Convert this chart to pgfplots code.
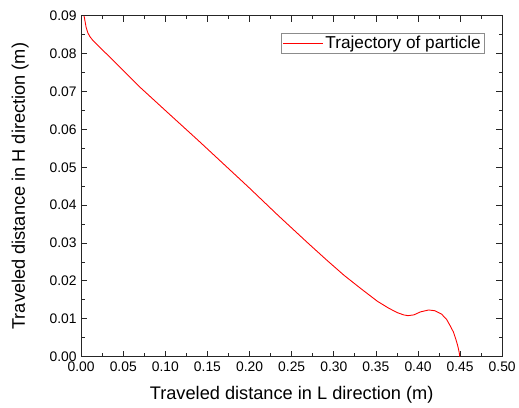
□ □ □ □
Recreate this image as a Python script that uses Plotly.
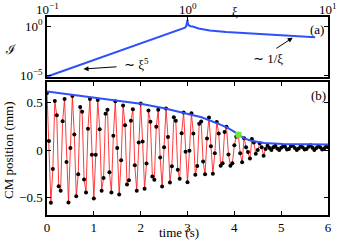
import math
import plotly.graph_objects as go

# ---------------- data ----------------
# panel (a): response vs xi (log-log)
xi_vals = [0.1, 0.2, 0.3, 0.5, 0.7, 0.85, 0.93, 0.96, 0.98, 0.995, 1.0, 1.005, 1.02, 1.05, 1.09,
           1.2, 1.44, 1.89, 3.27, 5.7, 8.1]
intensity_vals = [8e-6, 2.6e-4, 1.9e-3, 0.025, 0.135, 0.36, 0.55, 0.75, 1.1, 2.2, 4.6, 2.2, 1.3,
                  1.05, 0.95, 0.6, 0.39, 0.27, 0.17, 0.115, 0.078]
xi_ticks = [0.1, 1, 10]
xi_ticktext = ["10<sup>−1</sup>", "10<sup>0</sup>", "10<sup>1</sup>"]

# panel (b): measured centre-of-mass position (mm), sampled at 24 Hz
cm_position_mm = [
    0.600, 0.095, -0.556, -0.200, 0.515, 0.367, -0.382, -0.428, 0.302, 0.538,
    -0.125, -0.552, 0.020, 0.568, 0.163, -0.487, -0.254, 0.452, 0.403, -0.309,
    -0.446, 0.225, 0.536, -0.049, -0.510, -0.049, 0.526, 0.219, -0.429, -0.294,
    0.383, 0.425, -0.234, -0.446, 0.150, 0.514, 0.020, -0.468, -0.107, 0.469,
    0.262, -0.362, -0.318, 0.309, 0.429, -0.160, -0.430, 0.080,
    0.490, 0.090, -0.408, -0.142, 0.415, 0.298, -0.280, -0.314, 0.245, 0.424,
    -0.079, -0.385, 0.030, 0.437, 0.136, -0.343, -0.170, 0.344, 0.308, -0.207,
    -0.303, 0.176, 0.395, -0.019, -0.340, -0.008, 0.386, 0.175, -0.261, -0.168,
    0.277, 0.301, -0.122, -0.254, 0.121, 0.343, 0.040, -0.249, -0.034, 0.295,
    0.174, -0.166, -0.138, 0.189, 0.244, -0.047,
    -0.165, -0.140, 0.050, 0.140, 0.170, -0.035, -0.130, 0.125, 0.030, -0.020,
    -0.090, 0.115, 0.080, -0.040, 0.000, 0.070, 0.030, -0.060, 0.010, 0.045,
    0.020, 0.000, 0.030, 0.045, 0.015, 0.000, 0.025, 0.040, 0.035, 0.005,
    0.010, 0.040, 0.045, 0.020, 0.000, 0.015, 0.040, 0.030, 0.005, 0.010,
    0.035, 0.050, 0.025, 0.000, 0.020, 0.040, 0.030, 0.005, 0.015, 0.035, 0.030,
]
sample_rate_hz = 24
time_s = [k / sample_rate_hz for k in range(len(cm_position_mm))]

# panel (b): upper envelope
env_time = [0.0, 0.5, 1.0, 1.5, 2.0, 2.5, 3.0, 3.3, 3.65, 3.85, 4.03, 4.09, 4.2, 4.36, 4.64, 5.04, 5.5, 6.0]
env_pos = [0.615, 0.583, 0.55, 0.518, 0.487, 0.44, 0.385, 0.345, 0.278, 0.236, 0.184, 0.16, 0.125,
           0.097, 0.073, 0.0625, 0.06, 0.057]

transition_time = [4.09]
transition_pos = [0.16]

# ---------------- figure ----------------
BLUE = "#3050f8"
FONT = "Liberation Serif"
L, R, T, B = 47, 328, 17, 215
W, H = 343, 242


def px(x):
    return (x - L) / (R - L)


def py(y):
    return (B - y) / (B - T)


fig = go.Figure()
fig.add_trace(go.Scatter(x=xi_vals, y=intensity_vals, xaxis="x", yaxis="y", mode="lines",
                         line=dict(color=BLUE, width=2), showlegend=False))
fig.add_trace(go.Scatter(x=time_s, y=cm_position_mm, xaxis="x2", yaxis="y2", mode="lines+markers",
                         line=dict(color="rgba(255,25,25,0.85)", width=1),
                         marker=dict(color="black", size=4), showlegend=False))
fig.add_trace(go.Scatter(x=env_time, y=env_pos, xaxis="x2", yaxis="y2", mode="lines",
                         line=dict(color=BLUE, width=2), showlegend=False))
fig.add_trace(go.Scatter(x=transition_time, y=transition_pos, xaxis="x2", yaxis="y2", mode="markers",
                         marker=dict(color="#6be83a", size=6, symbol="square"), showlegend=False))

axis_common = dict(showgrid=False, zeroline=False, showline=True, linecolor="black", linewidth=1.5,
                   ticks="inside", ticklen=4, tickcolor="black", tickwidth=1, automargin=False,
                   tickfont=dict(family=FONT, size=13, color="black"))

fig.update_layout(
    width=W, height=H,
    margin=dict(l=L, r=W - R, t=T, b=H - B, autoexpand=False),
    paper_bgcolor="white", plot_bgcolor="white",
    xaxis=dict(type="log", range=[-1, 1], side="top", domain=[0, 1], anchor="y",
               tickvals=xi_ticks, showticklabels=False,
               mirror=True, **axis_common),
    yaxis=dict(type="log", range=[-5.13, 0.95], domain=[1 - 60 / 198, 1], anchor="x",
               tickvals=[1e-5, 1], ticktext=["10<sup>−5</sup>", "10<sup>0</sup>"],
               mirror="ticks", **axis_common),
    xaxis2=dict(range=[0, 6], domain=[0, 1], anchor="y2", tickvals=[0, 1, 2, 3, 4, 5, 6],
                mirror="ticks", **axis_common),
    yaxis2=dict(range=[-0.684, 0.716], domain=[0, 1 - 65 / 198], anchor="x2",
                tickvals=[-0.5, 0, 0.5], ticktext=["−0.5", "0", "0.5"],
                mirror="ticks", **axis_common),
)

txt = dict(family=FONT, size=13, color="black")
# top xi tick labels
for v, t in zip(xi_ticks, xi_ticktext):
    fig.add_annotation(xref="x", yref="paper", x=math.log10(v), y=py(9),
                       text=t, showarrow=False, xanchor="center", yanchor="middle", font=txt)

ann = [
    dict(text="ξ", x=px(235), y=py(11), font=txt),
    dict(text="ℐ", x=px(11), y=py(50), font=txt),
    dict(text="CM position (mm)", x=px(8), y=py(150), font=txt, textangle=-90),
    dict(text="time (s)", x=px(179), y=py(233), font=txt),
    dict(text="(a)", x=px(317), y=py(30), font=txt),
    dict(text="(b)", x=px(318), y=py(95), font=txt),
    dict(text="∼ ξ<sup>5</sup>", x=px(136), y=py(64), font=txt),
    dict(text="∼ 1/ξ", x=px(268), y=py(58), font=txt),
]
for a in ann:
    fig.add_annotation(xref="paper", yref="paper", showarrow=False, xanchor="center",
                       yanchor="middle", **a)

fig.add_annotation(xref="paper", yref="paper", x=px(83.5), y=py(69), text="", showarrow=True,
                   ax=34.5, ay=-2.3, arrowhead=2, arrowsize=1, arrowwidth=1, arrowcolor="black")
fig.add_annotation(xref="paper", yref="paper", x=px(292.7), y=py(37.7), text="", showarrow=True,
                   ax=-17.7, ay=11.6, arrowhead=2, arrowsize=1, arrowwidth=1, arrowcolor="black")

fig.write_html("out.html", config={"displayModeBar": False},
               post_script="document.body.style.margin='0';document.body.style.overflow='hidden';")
□ □ □ □
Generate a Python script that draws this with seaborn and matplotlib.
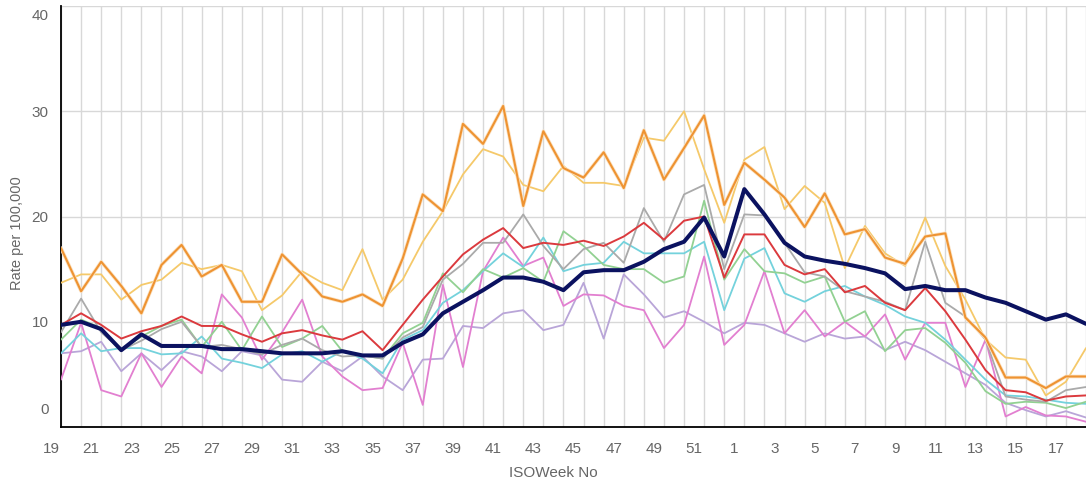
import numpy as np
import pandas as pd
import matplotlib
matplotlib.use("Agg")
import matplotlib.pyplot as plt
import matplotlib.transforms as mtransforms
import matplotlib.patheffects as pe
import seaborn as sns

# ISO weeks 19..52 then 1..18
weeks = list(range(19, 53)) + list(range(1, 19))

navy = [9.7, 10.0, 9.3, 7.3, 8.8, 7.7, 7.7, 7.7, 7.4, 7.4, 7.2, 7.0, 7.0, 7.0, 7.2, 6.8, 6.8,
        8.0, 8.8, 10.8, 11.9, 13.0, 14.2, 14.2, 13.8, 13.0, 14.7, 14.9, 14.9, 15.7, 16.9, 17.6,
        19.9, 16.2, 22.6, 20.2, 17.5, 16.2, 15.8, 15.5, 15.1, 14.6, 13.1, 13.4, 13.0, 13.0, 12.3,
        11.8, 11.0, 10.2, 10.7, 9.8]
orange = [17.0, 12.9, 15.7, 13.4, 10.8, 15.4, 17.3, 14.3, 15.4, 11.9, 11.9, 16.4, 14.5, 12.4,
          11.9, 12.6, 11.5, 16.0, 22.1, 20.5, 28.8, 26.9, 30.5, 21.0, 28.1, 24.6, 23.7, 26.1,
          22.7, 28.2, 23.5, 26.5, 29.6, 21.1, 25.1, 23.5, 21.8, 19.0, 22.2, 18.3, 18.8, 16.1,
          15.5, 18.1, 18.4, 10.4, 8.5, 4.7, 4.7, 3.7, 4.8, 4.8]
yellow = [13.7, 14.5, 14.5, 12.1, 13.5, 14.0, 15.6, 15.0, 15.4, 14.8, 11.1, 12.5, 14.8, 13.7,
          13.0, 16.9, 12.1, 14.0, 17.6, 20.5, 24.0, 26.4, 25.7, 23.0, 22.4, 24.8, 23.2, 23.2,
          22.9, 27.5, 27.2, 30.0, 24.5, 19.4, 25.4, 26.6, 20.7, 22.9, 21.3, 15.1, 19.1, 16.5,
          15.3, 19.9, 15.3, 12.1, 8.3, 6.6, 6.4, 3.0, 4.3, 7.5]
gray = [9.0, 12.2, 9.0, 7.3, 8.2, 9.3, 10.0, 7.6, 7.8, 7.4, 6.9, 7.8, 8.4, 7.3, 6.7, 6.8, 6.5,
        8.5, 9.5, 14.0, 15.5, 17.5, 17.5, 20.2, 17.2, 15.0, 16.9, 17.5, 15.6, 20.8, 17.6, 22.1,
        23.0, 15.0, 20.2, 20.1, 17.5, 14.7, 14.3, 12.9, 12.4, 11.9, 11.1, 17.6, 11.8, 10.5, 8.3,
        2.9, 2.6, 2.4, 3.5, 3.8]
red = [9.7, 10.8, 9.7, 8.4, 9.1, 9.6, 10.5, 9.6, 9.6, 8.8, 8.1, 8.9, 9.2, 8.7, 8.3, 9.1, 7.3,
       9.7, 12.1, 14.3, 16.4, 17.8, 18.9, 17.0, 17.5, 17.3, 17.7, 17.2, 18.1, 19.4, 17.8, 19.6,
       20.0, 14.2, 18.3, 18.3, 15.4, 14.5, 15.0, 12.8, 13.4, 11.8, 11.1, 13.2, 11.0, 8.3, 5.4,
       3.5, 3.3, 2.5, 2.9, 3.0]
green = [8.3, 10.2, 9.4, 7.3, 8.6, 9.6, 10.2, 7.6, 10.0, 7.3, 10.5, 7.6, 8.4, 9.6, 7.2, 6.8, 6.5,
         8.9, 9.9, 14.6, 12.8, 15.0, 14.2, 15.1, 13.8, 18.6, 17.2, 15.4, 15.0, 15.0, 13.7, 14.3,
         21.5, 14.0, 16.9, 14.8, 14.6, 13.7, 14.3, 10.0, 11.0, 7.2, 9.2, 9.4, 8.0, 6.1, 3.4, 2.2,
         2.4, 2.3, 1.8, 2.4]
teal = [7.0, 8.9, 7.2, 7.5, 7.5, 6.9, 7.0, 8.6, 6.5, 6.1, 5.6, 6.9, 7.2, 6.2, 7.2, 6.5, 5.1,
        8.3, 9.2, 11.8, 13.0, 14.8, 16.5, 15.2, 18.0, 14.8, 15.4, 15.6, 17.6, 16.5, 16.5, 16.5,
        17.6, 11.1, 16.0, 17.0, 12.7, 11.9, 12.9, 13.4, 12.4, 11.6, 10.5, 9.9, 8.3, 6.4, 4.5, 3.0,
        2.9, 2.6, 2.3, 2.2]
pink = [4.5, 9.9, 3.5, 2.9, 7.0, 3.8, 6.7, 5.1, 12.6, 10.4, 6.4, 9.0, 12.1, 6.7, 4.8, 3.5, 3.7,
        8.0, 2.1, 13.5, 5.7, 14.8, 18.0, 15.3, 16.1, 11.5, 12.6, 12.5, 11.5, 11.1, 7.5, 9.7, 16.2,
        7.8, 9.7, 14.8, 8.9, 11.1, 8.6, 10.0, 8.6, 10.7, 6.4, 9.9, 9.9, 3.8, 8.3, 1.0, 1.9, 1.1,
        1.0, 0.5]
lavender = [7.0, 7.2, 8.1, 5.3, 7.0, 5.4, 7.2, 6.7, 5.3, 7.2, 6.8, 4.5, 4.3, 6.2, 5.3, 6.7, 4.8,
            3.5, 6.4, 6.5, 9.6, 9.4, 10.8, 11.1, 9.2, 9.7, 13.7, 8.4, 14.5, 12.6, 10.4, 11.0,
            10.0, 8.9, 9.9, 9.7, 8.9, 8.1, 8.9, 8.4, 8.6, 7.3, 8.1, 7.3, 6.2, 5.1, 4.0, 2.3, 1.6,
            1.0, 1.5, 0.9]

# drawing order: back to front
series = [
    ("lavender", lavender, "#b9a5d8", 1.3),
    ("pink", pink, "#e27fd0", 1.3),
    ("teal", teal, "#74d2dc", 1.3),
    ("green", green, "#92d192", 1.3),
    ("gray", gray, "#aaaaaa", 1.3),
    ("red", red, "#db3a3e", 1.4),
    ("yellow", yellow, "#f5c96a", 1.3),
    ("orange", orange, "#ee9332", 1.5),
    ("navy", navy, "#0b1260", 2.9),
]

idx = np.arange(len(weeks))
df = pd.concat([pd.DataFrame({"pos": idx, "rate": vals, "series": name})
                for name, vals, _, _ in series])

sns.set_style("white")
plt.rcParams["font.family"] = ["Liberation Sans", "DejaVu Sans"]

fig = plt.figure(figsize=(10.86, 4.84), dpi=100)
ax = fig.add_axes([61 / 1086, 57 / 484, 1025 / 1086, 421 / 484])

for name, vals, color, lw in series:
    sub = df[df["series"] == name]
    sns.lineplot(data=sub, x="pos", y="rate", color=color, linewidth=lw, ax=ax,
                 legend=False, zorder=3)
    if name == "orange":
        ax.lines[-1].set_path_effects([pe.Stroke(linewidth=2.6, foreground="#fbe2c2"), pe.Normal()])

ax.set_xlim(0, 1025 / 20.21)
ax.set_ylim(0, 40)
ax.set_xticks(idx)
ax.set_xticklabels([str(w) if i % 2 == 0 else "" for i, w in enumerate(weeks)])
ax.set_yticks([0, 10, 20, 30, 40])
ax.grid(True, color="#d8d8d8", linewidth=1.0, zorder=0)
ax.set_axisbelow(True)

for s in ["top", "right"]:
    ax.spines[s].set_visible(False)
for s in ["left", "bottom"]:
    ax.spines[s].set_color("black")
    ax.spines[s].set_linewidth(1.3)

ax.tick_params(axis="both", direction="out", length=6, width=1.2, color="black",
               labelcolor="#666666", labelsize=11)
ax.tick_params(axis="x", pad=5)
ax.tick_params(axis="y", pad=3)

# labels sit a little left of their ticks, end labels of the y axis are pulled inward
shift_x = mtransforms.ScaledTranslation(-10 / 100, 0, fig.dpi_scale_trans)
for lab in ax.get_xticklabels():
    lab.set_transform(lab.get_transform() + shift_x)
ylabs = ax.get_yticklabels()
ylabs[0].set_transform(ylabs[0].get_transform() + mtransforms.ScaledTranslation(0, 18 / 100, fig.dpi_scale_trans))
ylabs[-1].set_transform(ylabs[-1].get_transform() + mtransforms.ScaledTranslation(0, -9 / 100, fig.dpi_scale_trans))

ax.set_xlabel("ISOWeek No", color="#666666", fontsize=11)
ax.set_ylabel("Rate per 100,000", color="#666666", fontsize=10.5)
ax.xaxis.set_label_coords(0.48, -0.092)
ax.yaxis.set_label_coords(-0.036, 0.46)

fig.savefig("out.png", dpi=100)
□ □ □ □
Find and copy every line in the entries above where the string "seaborn" occurs.

Generate a Python script that draws this with seaborn and matplotlib.
import seaborn as sns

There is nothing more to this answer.